2. We often contribute to situations that become hurtful.  By placing all the blame on the other person, we cannot learn, grow, or change in areas that would benefit us and those we love in the future.

3. Often, our anger and unforgiveness do not actually hurt or punish the other person. They may not care that we continue to hurt. They may actually take pleasure in seeing us act out our continuing pain as it still gives them power and control over us. In addition, they often use our continuing anger, rage, or punishing behaviors to justify their own  actions… “See why I had to leave her…she’s crazy!”

4. Our forgiveness or unforgiveness does not determine God’s response towards that person.  If the hurtful person has truly repented, then God forgives whether or not we do.  If that person hasn’t repented, then God will respond to him on the condition of his heart, even if we have forgiven.  Forgiving a hurtful person, does not get him or her off the hook with God.  It gets us off the hook.

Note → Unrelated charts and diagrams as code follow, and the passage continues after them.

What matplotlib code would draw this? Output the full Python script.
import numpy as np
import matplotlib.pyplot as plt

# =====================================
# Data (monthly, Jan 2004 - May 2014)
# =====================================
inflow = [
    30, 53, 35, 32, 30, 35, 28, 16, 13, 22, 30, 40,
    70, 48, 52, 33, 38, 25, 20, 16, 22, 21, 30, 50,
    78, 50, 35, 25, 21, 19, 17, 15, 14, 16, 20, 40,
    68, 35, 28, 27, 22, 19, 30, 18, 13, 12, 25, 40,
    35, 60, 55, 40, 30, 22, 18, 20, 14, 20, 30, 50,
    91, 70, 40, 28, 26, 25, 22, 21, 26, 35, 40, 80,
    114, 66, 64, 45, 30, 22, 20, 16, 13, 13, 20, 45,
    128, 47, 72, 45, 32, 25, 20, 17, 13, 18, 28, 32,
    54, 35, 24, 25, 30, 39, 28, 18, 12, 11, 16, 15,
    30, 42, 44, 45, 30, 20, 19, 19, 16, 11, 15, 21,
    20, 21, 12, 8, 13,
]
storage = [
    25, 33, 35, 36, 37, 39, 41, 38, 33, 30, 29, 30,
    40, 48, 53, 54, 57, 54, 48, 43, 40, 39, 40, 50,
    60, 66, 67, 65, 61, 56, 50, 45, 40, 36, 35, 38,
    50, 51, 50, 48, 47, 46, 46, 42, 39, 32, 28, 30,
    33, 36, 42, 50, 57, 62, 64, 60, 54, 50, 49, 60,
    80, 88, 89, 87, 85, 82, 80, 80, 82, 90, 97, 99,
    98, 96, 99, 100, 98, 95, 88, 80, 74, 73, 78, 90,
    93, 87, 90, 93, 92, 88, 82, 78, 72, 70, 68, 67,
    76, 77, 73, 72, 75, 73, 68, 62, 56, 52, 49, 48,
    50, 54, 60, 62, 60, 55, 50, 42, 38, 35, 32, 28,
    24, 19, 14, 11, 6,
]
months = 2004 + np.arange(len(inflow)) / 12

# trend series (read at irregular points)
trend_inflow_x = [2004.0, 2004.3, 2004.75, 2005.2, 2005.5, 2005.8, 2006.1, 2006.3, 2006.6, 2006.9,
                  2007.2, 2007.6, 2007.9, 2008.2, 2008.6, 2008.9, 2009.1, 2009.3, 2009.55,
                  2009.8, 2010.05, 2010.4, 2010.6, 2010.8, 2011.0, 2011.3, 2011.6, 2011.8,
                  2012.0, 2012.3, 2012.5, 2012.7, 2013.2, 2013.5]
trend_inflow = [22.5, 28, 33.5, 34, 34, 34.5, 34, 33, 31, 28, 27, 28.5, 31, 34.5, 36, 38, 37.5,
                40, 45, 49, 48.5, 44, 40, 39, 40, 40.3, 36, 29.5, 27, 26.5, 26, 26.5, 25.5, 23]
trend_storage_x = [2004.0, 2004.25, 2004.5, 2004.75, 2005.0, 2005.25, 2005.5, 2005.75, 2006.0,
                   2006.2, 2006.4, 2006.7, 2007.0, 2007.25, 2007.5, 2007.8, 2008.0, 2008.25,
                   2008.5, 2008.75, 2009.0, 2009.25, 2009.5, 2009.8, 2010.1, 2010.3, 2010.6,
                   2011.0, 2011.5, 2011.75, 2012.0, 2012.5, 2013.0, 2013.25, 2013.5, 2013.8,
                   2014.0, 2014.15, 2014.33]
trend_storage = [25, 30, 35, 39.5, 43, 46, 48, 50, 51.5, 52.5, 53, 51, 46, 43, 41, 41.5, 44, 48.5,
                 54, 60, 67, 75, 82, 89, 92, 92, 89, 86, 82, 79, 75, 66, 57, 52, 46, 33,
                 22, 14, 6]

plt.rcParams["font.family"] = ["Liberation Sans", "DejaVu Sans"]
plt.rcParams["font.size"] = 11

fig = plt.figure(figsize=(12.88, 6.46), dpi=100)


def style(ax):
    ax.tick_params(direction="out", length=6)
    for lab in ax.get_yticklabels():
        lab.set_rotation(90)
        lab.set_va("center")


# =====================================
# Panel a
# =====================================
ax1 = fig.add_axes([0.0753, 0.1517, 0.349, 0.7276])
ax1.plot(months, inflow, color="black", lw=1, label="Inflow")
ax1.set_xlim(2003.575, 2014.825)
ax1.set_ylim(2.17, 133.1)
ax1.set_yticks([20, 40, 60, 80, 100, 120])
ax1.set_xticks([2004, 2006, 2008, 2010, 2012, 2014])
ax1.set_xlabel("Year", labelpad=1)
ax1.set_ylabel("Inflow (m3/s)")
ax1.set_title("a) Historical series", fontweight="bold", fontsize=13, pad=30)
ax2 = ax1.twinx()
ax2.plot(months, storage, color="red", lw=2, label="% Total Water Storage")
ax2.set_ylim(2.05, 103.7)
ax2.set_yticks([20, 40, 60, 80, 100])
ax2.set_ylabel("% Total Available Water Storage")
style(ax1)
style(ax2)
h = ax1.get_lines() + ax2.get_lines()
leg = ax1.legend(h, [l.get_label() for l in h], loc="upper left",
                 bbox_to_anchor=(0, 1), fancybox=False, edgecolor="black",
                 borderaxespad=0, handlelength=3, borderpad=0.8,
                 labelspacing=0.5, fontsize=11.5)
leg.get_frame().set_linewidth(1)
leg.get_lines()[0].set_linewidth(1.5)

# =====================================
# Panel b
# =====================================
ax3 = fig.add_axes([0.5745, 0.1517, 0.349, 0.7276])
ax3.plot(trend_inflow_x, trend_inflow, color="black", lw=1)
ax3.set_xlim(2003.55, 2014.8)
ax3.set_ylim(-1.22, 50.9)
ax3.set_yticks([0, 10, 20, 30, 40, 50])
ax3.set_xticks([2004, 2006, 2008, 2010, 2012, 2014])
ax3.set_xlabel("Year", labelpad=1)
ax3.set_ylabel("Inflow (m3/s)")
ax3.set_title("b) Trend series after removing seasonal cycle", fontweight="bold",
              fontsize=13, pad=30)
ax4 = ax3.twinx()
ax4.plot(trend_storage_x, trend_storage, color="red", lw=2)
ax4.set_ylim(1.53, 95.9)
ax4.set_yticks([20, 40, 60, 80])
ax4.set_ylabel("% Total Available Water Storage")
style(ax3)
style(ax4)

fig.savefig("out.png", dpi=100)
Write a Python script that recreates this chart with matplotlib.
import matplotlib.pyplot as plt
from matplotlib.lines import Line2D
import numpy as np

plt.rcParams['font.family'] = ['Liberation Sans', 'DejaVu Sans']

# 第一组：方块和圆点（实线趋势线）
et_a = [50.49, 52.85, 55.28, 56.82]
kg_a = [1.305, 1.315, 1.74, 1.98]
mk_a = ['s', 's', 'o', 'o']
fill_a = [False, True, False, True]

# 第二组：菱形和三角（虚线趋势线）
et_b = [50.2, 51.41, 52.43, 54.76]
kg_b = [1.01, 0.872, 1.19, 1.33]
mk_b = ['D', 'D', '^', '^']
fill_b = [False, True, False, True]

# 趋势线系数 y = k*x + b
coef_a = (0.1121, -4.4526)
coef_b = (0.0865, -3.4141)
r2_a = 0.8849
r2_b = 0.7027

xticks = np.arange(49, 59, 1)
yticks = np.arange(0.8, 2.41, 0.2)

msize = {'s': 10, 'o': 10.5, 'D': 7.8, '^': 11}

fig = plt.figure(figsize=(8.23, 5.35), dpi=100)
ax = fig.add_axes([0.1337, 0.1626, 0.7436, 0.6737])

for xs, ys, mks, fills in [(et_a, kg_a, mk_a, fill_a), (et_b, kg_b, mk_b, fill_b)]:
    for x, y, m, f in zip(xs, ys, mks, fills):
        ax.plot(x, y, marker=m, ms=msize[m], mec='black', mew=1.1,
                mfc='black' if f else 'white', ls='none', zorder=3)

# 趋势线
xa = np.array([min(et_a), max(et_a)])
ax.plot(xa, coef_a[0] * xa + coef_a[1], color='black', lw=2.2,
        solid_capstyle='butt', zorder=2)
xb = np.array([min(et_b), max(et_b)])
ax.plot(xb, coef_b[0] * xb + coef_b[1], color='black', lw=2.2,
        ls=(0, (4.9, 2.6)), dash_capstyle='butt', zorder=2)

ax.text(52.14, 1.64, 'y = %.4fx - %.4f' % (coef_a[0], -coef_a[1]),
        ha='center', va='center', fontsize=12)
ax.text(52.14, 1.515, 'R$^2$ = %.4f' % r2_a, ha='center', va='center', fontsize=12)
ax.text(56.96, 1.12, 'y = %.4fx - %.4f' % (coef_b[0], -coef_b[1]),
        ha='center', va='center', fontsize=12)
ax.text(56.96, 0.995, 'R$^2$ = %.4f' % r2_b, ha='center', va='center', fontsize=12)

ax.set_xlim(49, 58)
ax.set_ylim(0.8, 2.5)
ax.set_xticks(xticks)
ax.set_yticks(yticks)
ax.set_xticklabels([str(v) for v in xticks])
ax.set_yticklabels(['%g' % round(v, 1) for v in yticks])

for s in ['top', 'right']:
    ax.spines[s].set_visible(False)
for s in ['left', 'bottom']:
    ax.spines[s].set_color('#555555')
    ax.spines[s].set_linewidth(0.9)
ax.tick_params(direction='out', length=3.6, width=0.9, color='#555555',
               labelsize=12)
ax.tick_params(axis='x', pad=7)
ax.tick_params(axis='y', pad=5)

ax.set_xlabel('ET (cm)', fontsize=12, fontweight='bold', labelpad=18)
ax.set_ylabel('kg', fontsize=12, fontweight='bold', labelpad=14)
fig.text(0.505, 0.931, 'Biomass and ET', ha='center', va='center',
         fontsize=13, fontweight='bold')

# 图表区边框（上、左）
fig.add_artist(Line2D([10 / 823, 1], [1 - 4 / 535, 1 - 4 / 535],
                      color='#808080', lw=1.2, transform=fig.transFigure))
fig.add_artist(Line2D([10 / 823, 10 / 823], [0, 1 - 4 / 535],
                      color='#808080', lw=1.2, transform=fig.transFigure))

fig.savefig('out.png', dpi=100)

5.   If we want people to know how deeply we have been hurt by what they have done, we should clearly tell them, rather than trying to communicate that through punishing behaviors.   
(Matt. 18: 15-17)

Reflection / Discussion

  • Which of these reasons for unforgiveness have you ever used to justify continuing anger or resentment toward people in your life?
  • What do you believe your continuing anger, bitterness, resentment and distrust cost you or is continuing to cost you in your emotional health, spiritual health, and relationships?
  • Why do you think God wants you to forgive those who have wounded you?  What blessings can come to those who forgive?